Leaving out every picture, copy the lines of the data exactly, from the first through the line containing "(lhrec) at (462,-77)".
┄┄┄┄┄┄┄┄┄┄┄┄┄┄┄┄┄┄┄┄
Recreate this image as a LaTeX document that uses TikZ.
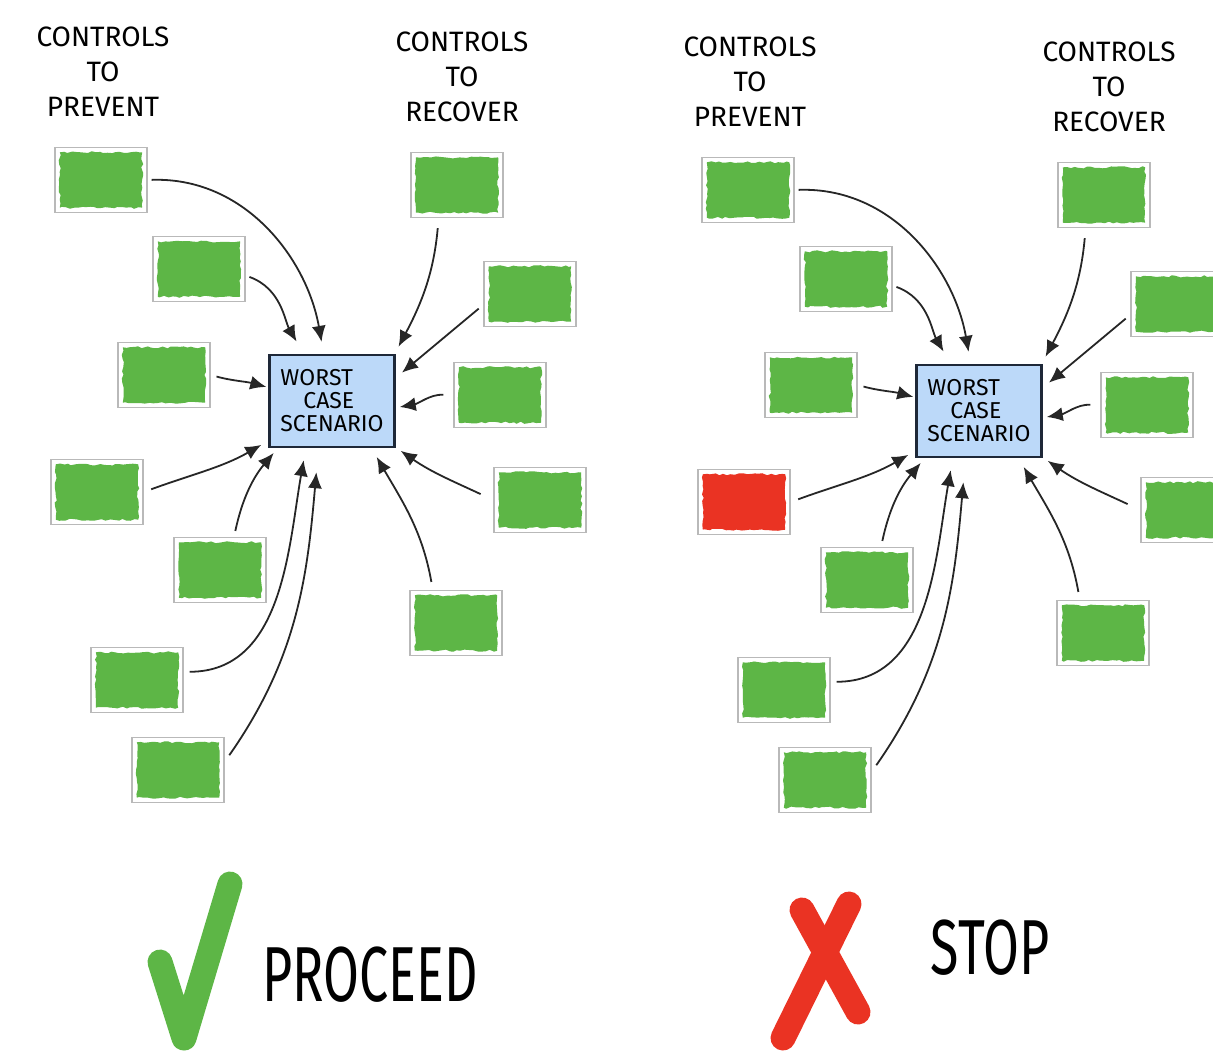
\documentclass[tikz,border=0pt]{standalone}
\usepackage{fontspec}
\setmainfont{Fira Sans}
\usepackage{tikz}
\usetikzlibrary{arrows.meta, decorations.pathmorphing}
\usepackage{xcolor}
\definecolor{ctrlgreen}{HTML}{5DB646}
\definecolor{ctrlred}{HTML}{EA3323}
\definecolor{wcsblue}{HTML}{BCD9F9}
\definecolor{wcsedge}{HTML}{1E2838}
\pgfmathsetseed{42}

\begin{document}
\begin{tikzpicture}[
    x=0.5pt, y=0.5pt,
    >=Latex,
    every node/.style={font=\small},
    heading/.style={align=center, font=\fontsize{14}{17.5}\selectfont},
    ctrlbox/.style={draw=gray!55, line width=0.7pt, fill=white, minimum width=46pt, minimum height=32.5pt, inner sep=0pt,
        path picture={\fill[#1, decorate, decoration={random steps, segment length=2pt, amplitude=0.55pt}]
            ([shift={(2.4pt,2.4pt)}]path picture bounding box.south west) rectangle
            ([shift={(-2.4pt,-2.4pt)}]path picture bounding box.north east);}},
    ctrlbox/.default=ctrlgreen,
    wcs/.style={draw=wcsedge, line width=1.3pt, fill=wcsblue, minimum width=62.5pt, minimum height=46pt,
        align=left, inner sep=1pt, font=\fontsize{11.5}{11.5}\selectfont},
    arrow/.style={-{Latex[length=8pt, width=7pt]}, line width=0.9pt, black!85},
    verdict/.style={font=\fontsize{26}{30}\selectfont},
    bigstroke/.style={line width=12.5pt, line cap=round, line join=round},
]

% ── Page frame ──
\useasboundingbox (0,0) rectangle (1213,-1055);
\clip (0,0) rectangle (1213,-1055);

% ── Left panel ──
\node[heading] (lhprev) at (103,-72) {CONTROLS\\TO\\PREVENT};
\node[heading] (lhrec) at (462,-77) {CONTROLS\\TO\\RECOVER};

\node[wcs] (lwcs) at (332,-401) {WORST\\\hspace*{1em}CASE\\SCENARIO};

% Controls to prevent
\node[ctrlbox] (lp1) at (101,-180) {};
\node[ctrlbox] (lp2) at (199,-269) {};
\node[ctrlbox] (lp3) at (164,-375) {};
\node[ctrlbox] (lp4) at (97,-492) {};
\node[ctrlbox] (lp5) at (220,-570) {};
\node[ctrlbox] (lp6) at (137,-680) {};
\node[ctrlbox] (lp7) at (178,-770) {};

% Controls to recover
\node[ctrlbox] (lr1) at (457,-185) {};
\node[ctrlbox] (lr2) at (530,-294) {};
\node[ctrlbox] (lr3) at (500,-395) {};
\node[ctrlbox] (lr4) at (540,-500) {};
\node[ctrlbox] (lr5) at (456,-623) {};

\draw[arrow, shorten <=2pt, shorten >=6pt] (lp1.east) to[out=2, in=100] (lwcs.100);
\draw[arrow, shorten <=2pt, shorten >=7pt] (lp2.-8) to[out=-20, in=120] (lwcs.121);
\draw[arrow, shorten <=3pt, shorten >=1pt] (lp3.east) to[out=-15, in=165] (lwcs.168);
\draw[arrow, shorten <=4pt, shorten >=4pt] (lp4.east) to[out=20, in=210] (lwcs.212);
\draw[arrow, shorten <=3pt, shorten >=3pt] (lp5.67) to[out=78, in=230] (lwcs.221);
\draw[arrow, shorten <=3pt, shorten >=6pt] (lp6.10) to[out=0, in=260] (lwcs.241);
\draw[arrow, shorten <=4pt, shorten >=12pt] (lp7.10) to[out=55, in=265] (lwcs.254);
\draw[arrow, shorten <=5pt, shorten >=4pt] (lr1.241) to[out=265, in=62] (lwcs.37);
\draw[arrow, shorten <=3pt, shorten >=4pt] (lr2.193) -- (lwcs.20);
\draw[arrow, shorten <=5pt, shorten >=2pt] (lr3.west) to[out=178, in=10] (lwcs.354);
\draw[arrow, shorten <=7pt, shorten >=3pt] (lr4.west) to[out=155, in=-35] (lwcs.324);
\draw[arrow, shorten <=4pt, shorten >=5pt] (lr5.125) to[out=100, in=-60] (lwcs.310);

% ── Right panel (one prevent control failed) ──
\begin{scope}[shift={(647,-10)}]
\node[heading] (rhprev) at (103,-72) {CONTROLS\\TO\\PREVENT};
\node[heading] (rhrec) at (462,-77) {CONTROLS\\TO\\RECOVER};

\node[wcs] (rwcs) at (332,-401) {WORST\\\hspace*{1em}CASE\\SCENARIO};

\node[ctrlbox] (rp1) at (101,-180) {};
\node[ctrlbox] (rp2) at (199,-269) {};
\node[ctrlbox] (rp3) at (164,-375) {};
\node[ctrlbox=ctrlred] (rp4) at (97,-492) {};
\node[ctrlbox] (rp5) at (220,-570) {};
\node[ctrlbox] (rp6) at (137,-680) {};
\node[ctrlbox] (rp7) at (178,-770) {};

\node[ctrlbox] (rr1) at (457,-185) {};
\node[ctrlbox] (rr2) at (530,-294) {};
\node[ctrlbox] (rr3) at (500,-395) {};
\node[ctrlbox] (rr4) at (540,-500) {};
\node[ctrlbox] (rr5) at (456,-623) {};

\draw[arrow, shorten <=2pt, shorten >=6pt] (rp1.east) to[out=2, in=100] (rwcs.100);
\draw[arrow, shorten <=2pt, shorten >=7pt] (rp2.-8) to[out=-20, in=120] (rwcs.121);
\draw[arrow, shorten <=3pt, shorten >=1pt] (rp3.east) to[out=-15, in=165] (rwcs.168);
\draw[arrow, shorten <=4pt, shorten >=4pt] (rp4.east) to[out=20, in=210] (rwcs.212);
\draw[arrow, shorten <=3pt, shorten >=3pt] (rp5.67) to[out=78, in=230] (rwcs.221);
\draw[arrow, shorten <=3pt, shorten >=6pt] (rp6.10) to[out=0, in=260] (rwcs.241);
\draw[arrow, shorten <=4pt, shorten >=12pt] (rp7.10) to[out=55, in=265] (rwcs.254);
\draw[arrow, shorten <=5pt, shorten >=4pt] (rr1.241) to[out=265, in=62] (rwcs.37);
\draw[arrow, shorten <=3pt, shorten >=4pt] (rr2.193) -- (rwcs.20);
\draw[arrow, shorten <=5pt, shorten >=2pt] (rr3.west) to[out=178, in=10] (rwcs.354);
\draw[arrow, shorten <=7pt, shorten >=3pt] (rr4.west) to[out=155, in=-35] (rwcs.324);
\draw[arrow, shorten <=4pt, shorten >=5pt] (rr5.125) to[out=100, in=-60] (rwcs.310);
\end{scope}

% ── Verdicts ──
\draw[bigstroke, ctrlgreen] (160,-962) -- (184,-1038) -- (230,-884);
\node[verdict] (proceed) at (370,-975) {\scalebox{1}[1.5]{PROCEED}};

\draw[bigstroke, ctrlred] (802,-910) -- (858,-1012);
\draw[bigstroke, ctrlred] (849,-904) -- (783,-1038);
\node[verdict] (stop) at (990,-948) {\scalebox{1}[1.5]{STOP}};

\end{tikzpicture}
\end{document}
┄┄┄┄┄┄┄┄┄┄┄┄┄┄┄┄┄┄┄┄
(RESULT BELOW)
Recreate this image as a LaTeX document that uses TikZ.
\documentclass[tikz,border=0pt]{standalone}
\usepackage{fontspec}
\setmainfont{Fira Sans}
\usepackage{tikz}
\usetikzlibrary{arrows.meta, decorations.pathmorphing}
\usepackage{xcolor}
\definecolor{ctrlgreen}{HTML}{5DB646}
\definecolor{ctrlred}{HTML}{EA3323}
\definecolor{wcsblue}{HTML}{BCD9F9}
\definecolor{wcsedge}{HTML}{1E2838}
\pgfmathsetseed{42}

\begin{document}
\begin{tikzpicture}[
    x=0.5pt, y=0.5pt,
    >=Latex,
    every node/.style={font=\small},
    heading/.style={align=center, font=\fontsize{14}{17.5}\selectfont},
    ctrlbox/.style={draw=gray!55, line width=0.7pt, fill=white, minimum width=46pt, minimum height=32.5pt, inner sep=0pt,
        path picture={\fill[#1, decorate, decoration={random steps, segment length=2pt, amplitude=0.55pt}]
            ([shift={(2.4pt,2.4pt)}]path picture bounding box.south west) rectangle
            ([shift={(-2.4pt,-2.4pt)}]path picture bounding box.north east);}},
    ctrlbox/.default=ctrlgreen,
    wcs/.style={draw=wcsedge, line width=1.3pt, fill=wcsblue, minimum width=62.5pt, minimum height=46pt,
        align=left, inner sep=1pt, font=\fontsize{11.5}{11.5}\selectfont},
    arrow/.style={-{Latex[length=8pt, width=7pt]}, line width=0.9pt, black!85},
    verdict/.style={font=\fontsize{26}{30}\selectfont},
    bigstroke/.style={line width=12.5pt, line cap=round, line join=round},
]

% ── Page frame ──
\useasboundingbox (0,0) rectangle (1213,-1055);
\clip (0,0) rectangle (1213,-1055);

% ── Left panel ──
\node[heading] (lhprev) at (103,-72) {CONTROLS\\TO\\PREVENT};
\node[heading] (lhrec) at (462,-77) {CONTROLS\\TO\\RECOVER};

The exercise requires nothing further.